Text 在对话系统

相关论文：A Knowledge-Grounded Neural Conversation Model
Ghazvininejad, Marjan et al. 于2018年发表在AAAI的文章
作者利用Mutil-Task的方法对原有的Seq2Seq的对话模型进行一个扩展，使其能选择基于外部事实或者对话历史所产生的对话内容。其主要思路为：

对于输入文本input，通过如关键词匹配或者其他更先进的技术（如实体链接和命名实体识别）得到facts的查询值。
在预先的facts集合中，选择出和本次对话相关的facts集合。
先按照常规Seq2Seq中的Encoder-Decoder模型中训练。
将相关facts集合输入到另一个encoder中（类似Memory Network），最后对两个encoder输出的状态输入到decoder中产生最终的对话内容。

这模型可以改进的地方有不少，如：

在一些地方适当地加入Attention。

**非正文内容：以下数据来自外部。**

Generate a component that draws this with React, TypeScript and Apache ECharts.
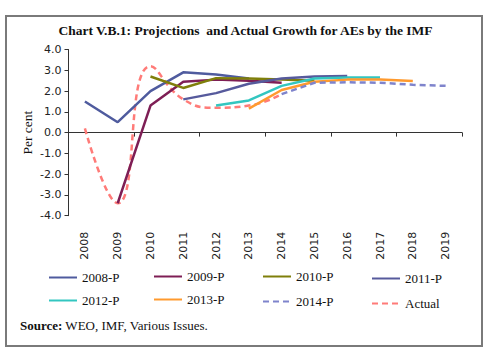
import React, { useEffect, useRef } from "react";
import * as echarts from "echarts";

const years = ["2008", "2009", "2010", "2011", "2012", "2013", "2014", "2015", "2016", "2017", "2018", "2019"];
const yTicks = [-4, -3, -2, -1, 0, 1, 2, 3, 4];

const p2008 = [1.5, 0.5, 2.0, 2.9, 2.8, 2.6, null, null, null, null, null, null];
const p2009 = [null, -3.4, 1.3, 2.45, 2.55, 2.5, 2.4, null, null, null, null, null];
const p2010 = [null, null, 2.7, 2.15, 2.62, 2.6, 2.55, 2.5, null, null, null, null];
const p2011 = [null, null, null, 1.6, 1.9, 2.35, 2.6, 2.7, 2.72, null, null, null];
const p2012 = [null, null, null, null, 1.3, 1.55, 2.25, 2.6, 2.65, 2.65, null, null];
const p2013 = [null, null, null, null, null, 1.15, 2.05, 2.45, 2.55, 2.55, 2.48, null];
const p2014 = [null, null, null, null, null, null, 1.85, 2.4, 2.42, 2.4, 2.3, 2.25];
const actual = [0.2, -3.4, 3.2, 1.6, 1.2, 1.3, 1.85, null, null, null, null, null];

const seriesDefs = [
  { name: "2008-P", data: p2008, color: "#4F5B9E", dashed: false },
  { name: "2009-P", data: p2009, color: "#7E1E55", dashed: false },
  { name: "2010-P", data: p2010, color: "#7F7F0A", dashed: false },
  { name: "2011-P", data: p2011, color: "#565A9C", dashed: false },
  { name: "2012-P", data: p2012, color: "#33C6C0", dashed: false },
  { name: "2013-P", data: p2013, color: "#FF9A2E", dashed: false },
  { name: "2014-P", data: p2014, color: "#7F84CC", dashed: true },
  { name: "Actual", data: actual, color: "#FF7B78", dashed: true, smooth: true },
];

const legendPos = [
  { left: 48, top: 271 },
  { left: 153, top: 270 },
  { left: 262, top: 270 },
  { left: 371, top: 272 },
  { left: 48, top: 294 },
  { left: 153, top: 293 },
  { left: 262, top: 295 },
  { left: 371, top: 297 },
];

export default function App() {
  const ref = useRef<HTMLDivElement>(null);
  useEffect(() => {
    if (!ref.current) return;
    const chart = echarts.init(ref.current, undefined, { renderer: "svg" });
    const serif = "'Liberation Serif', 'DejaVu Serif', serif";
    const sans = "'DejaVu Sans', sans-serif";
    chart.setOption({
      animation: false,
      backgroundColor: "#ffffff",
      title: {
        text: "Chart V.B.1: Projections  and Actual Growth for AEs by the IMF",
        left: "center",
        top: 18,
        textStyle: { fontFamily: serif, fontSize: 13.5, fontWeight: "bold", color: "#111" },
      },
      grid: { left: 68.5, right: 29, top: 49.5, bottom: 139.3, containLabel: false },
      xAxis: [
        {
          type: "category",
          data: years,
          boundaryGap: true,
          axisLine: { onZero: true, lineStyle: { color: "#333", width: 1 } },
          axisTick: { show: true, length: 4, alignWithLabel: false, lineStyle: { color: "#333" } },
          axisLabel: { show: false },
          splitLine: { show: false },
        },
        {
          type: "category",
          data: years,
          position: "bottom",
          boundaryGap: true,
          axisLine: { show: false, onZero: false },
          axisTick: { show: false },
          axisLabel: { show: true, rotate: 90, margin: 16, fontFamily: sans, fontSize: 11, color: "#222" },
          splitLine: { show: false },
        },
      ],
      yAxis: {
        type: "value",
        min: -4,
        max: 4,
        interval: 1,
        name: "Per cent",
        nameLocation: "middle",
        nameGap: 34,
        nameRotate: 90,
        nameMoveOverlap: false,
        nameTextStyle: { fontFamily: serif, fontSize: 13.5, color: "#111" },
        axisLine: { show: true, lineStyle: { color: "#333", width: 1 } },
        axisTick: { show: true, length: 4, lineStyle: { color: "#333" } },
        axisLabel: {
          margin: 7,
          fontFamily: sans,
          fontSize: 11,
          color: "#222",
          formatter: (v: number) => (yTicks.includes(v) ? v.toFixed(1) : ""),
        },
        splitLine: { show: false },
      },
      legend: seriesDefs.map((s, i) => ({
        data: [s.name],
        left: legendPos[i].left,
        top: legendPos[i].top,
        padding: 0,
        itemWidth: 28,
        itemHeight: 14,
        itemGap: 4,
        itemStyle: { opacity: 0 },
        textStyle: { fontFamily: serif, fontSize: 13, color: "#111" },
        selectedMode: false,
      })),
      series: seriesDefs.map((s) => ({
        name: s.name,
        type: "line",
        xAxisIndex: 0,
        data: s.data,
        symbol: "none",
        showSymbol: false,
        smooth: s.smooth ? 0.5 : false,
        connectNulls: false,
        color: s.color,
        lineStyle: {
          color: s.color,
          width: 2.5,
          type: s.dashed ? [6, 4] : "solid",
        },
        z: s.name === "Actual" ? 1 : 2,
      })),
      graphic: [
        {
          type: "rect",
          shape: { x: 6, y: 16, width: 476, height: 330 },
          style: { fill: "none", stroke: "#7a7a7a", lineWidth: 2 },
          silent: true,
        },
        {
          type: "text",
          left: 20,
          top: 319,
          style: {
            text: "{b|Source:} WEO, IMF, Various Issues.",
            rich: {
              b: { fontFamily: serif, fontSize: 13, fontWeight: "bold", fill: "#111" },
            },
            fontFamily: serif,
            fontSize: 13,
            fill: "#111",
          },
        },
      ],
    });
    return () => chart.dispose();
  }, []);
  return (
    <div
      ref={ref}
      style={{ position: "fixed", left: 0, top: 0, width: 491, height: 355 }}
    />
  );
}
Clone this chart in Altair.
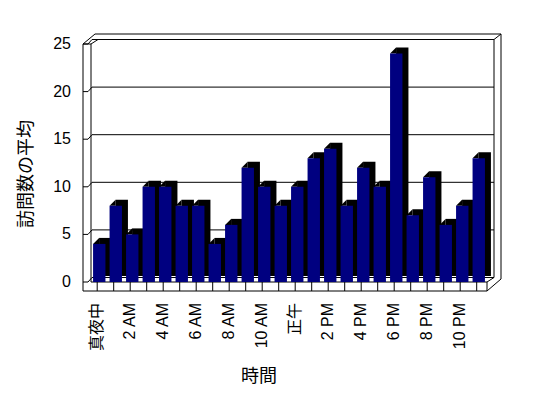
import altair as alt
import pandas as pd

# ---- data ----
hours = ["真夜中", "1 AM", "2 AM", "3 AM", "4 AM", "5 AM", "6 AM", "7 AM",
         "8 AM", "9 AM", "10 AM", "11 AM", "正午", "1 PM", "2 PM", "3 PM",
         "4 PM", "5 PM", "6 PM", "7 PM", "8 PM", "9 PM", "10 PM", "11 PM"]
visits = [4, 8, 5, 10, 10, 8, 8, 4, 6, 12, 10, 8,
          10, 13, 14, 8, 12, 10, 24, 7, 11, 6, 8, 13]
y_ticks = [0, 5, 10, 15, 20, 25]
x_tick_labels = hours[::2]
x_title = "時間"
y_title = "訪問数の平均"

# ---- styling / geometry ----
FONT = "Liberation Sans, Noto Sans CJK JP"
W, H = 396, 238
YMAX = 25
UNIT = H / YMAX            # pixels per unit
DX, DY = 7, 4.5            # depth of the 3D box (px right, px up)
DV = DY / UNIT             # depth in data units
BAR_DEPTH = 6
P_IN, P_OUT = 0.25, 0.125
STEP = W / (len(hours) - P_IN + 2 * P_OUT)

x_scale = alt.Scale(domain=hours, paddingInner=P_IN, paddingOuter=P_OUT)
y_scale = alt.Scale(domain=[0, YMAX], nice=False, zero=True)

bars_df = pd.DataFrame({"hour": hours, "visits": visits})
ticks_df = pd.DataFrame({"v": y_ticks, "label": [str(t) for t in y_ticks]})
xlab_df = pd.DataFrame({"hour": x_tick_labels})

X = alt.X("hour:N", scale=x_scale, sort=hours, axis=None)
Y = alt.Y("visits:Q", scale=y_scale, axis=None)

layers = []

# frame segments (decoration, pixel coordinates of the plot area)
def seg(x1, y1, x2, y2):
    return alt.Chart(alt.Data(values=[{"k": 1}])).mark_rule(
        color="black", strokeWidth=1
    ).encode(x=alt.value(x1), y=alt.value(y1), x2=alt.value(x2), y2=alt.value(y2))

TOP_OUT = -DY - 5.5
RIGHT_OUT = W + DX + 7
segments = [
    (-8, 0, -8, H + 9),                 # left wall outer face
    (0, 0, 0, H),                       # left wall inner edge
    (-8, 0, 0, 0),                      # left wall top
    (-8, 0, 4, TOP_OUT),                # top-left outer diagonal
    (0, 0, DX, -DY),                    # top-left inner diagonal
    (4, TOP_OUT, RIGHT_OUT, TOP_OUT),   # top outer edge
    (W + DX, -DY, RIGHT_OUT, TOP_OUT),  # top-right diagonal
    (RIGHT_OUT, TOP_OUT, RIGHT_OUT, H - 3),  # right outer edge
    (W + DX, -DY, W + DX, H - DY),      # right inner edge
    (0, H, W, H),                       # floor front top
    (-8, H + 9, W, H + 9),              # floor front bottom
    (W, H, W, H + 9),                   # floor right face
    (W, H + 9, RIGHT_OUT, H - 3),       # floor outer diagonal
    (W, H, W + DX, H - DY),             # floor inner diagonal
]
for s in segments:
    layers.append(seg(*s))

# back-wall gridlines
grid_back = alt.Chart(ticks_df).transform_calculate(
    vb=f"datum.v + {DV}"
).mark_rule(color="black", strokeWidth=1).encode(
    y=alt.Y("vb:Q", scale=y_scale, axis=None),
    x=alt.value(1), x2=alt.value(W + DX),
)
# left-wall tick marks and diagonals
wall_tick = alt.Chart(ticks_df).mark_rule(color="black", strokeWidth=1).encode(
    y=alt.Y("v:Q", scale=y_scale, axis=None),
    x=alt.value(-8), x2=alt.value(-3),
)
wall_diag = alt.Chart(ticks_df).transform_calculate(
    vb=f"datum.v + {DV}"
).mark_rule(color="black", strokeWidth=1).encode(
    y=alt.Y("v:Q", scale=y_scale, axis=None),
    y2="vb:Q",
    x=alt.value(-3), x2=alt.value(1),
)
# floor cell dividers
dividers = alt.Chart(bars_df).mark_rule(
    color="black", strokeWidth=1, xOffset=-STEP * P_IN / 2
).encode(x=X, y=alt.value(H), y2=alt.value(H + 9))

# 3D bars: black depth block, bevelled top-left corner, navy front face
shadow = alt.Chart(bars_df).mark_bar(
    color="black", xOffset=BAR_DEPTH, yOffset=-BAR_DEPTH
).encode(x=X, y=Y)

bevel = alt.Chart(bars_df).mark_point(
    shape="M-1,1L1,-1L1,1Z", size=BAR_DEPTH ** 2, filled=True, color="black",
    opacity=1, strokeWidth=0, xOffset=BAR_DEPTH / 2, yOffset=-BAR_DEPTH / 2,
).encode(
    x=alt.X("hour:N", scale=x_scale, sort=hours, axis=None, bandPosition=0),
    y=Y,
)

face = alt.Chart(bars_df).mark_bar(color="#000080").encode(x=X, y=Y)

# axis labels as text marks placed through the scales
y_labels = alt.Chart(ticks_df).mark_text(
    align="right", baseline="middle", font=FONT, fontSize=16, color="black"
).encode(
    y=alt.Y("v:Q", scale=y_scale, axis=None), x=alt.value(-20), text="label:N"
)
x_labels = alt.Chart(xlab_df).mark_text(
    align="right", baseline="middle", angle=270, font=FONT, fontSize=16,
    color="black", xOffset=-2,
).encode(x=X, y=alt.value(H + 21), text="hour:N")

x_title_mark = alt.Chart(alt.Data(values=[{"t": x_title}])).mark_text(
    align="center", baseline="middle", font=FONT, fontSize=18, color="black"
).encode(x=alt.value(168), y=alt.value(333), text="t:N")
y_title_mark = alt.Chart(alt.Data(values=[{"t": y_title}])).mark_text(
    align="center", baseline="middle", angle=270, font=FONT, fontSize=18,
    color="black"
).encode(x=alt.value(-64), y=alt.value(130), text="t:N")

layers += [grid_back, wall_tick, wall_diag, dividers, shadow, bevel, face,
           y_labels, x_labels, x_title_mark, y_title_mark]

chart = alt.layer(*layers).properties(
    width=W, height=H,
    padding={"left": 83, "top": 36, "right": 30, "bottom": 112},
    autosize=alt.AutoSizeParams(type="none"),
    background="white",
).configure_view(stroke=None)

chart.save("out.html", embed_options={"renderer": "svg", "actions": False})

如在facts Encoder，最终相关facts的信息是用一个隐向量u来表示。但我认为，一个句子每个时刻的相关facts应该是不同。
在候选相关facts的时候，作者就使用关键词匹配这种暴力方法来处理，但我认为应该还有更好的处理方法。

知识库在对话系统

相关论文：Flexible End-to-End Dialogue System for Knowledge Grounded Conversation
Zhu, Wenya et al. 于2017年发表在CoRRs的文章
作者提出了一个fully data driven的生成对话模型GenDS，其能够基于输入信息（input）和相关知识库（KB）生成响应。GenDS由三部分（Candidate Facts Retriever、Message Encoder、Reply Decoder）组成：

Candidate Facts Retriever：从input中提取entity（E），然后在KB中进行query，将通过relation寻找到的objects和subjects作为Candidate Facts存储为一个集合。
Message Encoder：常见的Seq2Seq的Encoder部分，将input转换为一个representation H
Reply Decoder：在该Decoder中是根据H和candidate facts生成response。此处设计了一个门z knowledge_gate={0,1} 来控制该生成的是knowledge word还是common word

作者把所有单词分为knowledge words（KB中所包含实体）和 common words（其他），他在引入知识时的形式，是类似从知识库三元组中复制词的方法。换言之，模型中的隐向量并没有真正理解知识。
论文中提到的Fact Retriever 挺有意思。我认为这种比对所有词都做索引的方法要好。

知识图谱在对话系统

相关论文：Commonsense Knowledge Aware Conversation Generation with Graph Attention
Zhou, Hao et al. 于2018年发表在IJCAI的文章
作者提出的commonsense knowledge aware conversational model （CCM）中，在encoder中使用static graph attention，在decoder中使用dynamic graph attention：

static graph attention：在Encoder部分的Knowledge Interpreter中使用，加强对post的常识性理解。对于post中的每个x，检索出其在知识图谱中对应的图K(g)，计算K(g)中的每个triple与encoder中的隐状态h的重要性，最后得到对应图向量g。
dynamic graph attention：在Decoder部分的Knowledge Aware Generator中使用。其中有两个隐向量，分别衡量当前各个图的重要性和各个triple的重要性。

最后将所有的隐向量都concat起来，放进Decoder中更新隐状态s。在预测输出词概率的时候，是模型生成预测词表的概率与从知识图谱中生成词的概率的组合。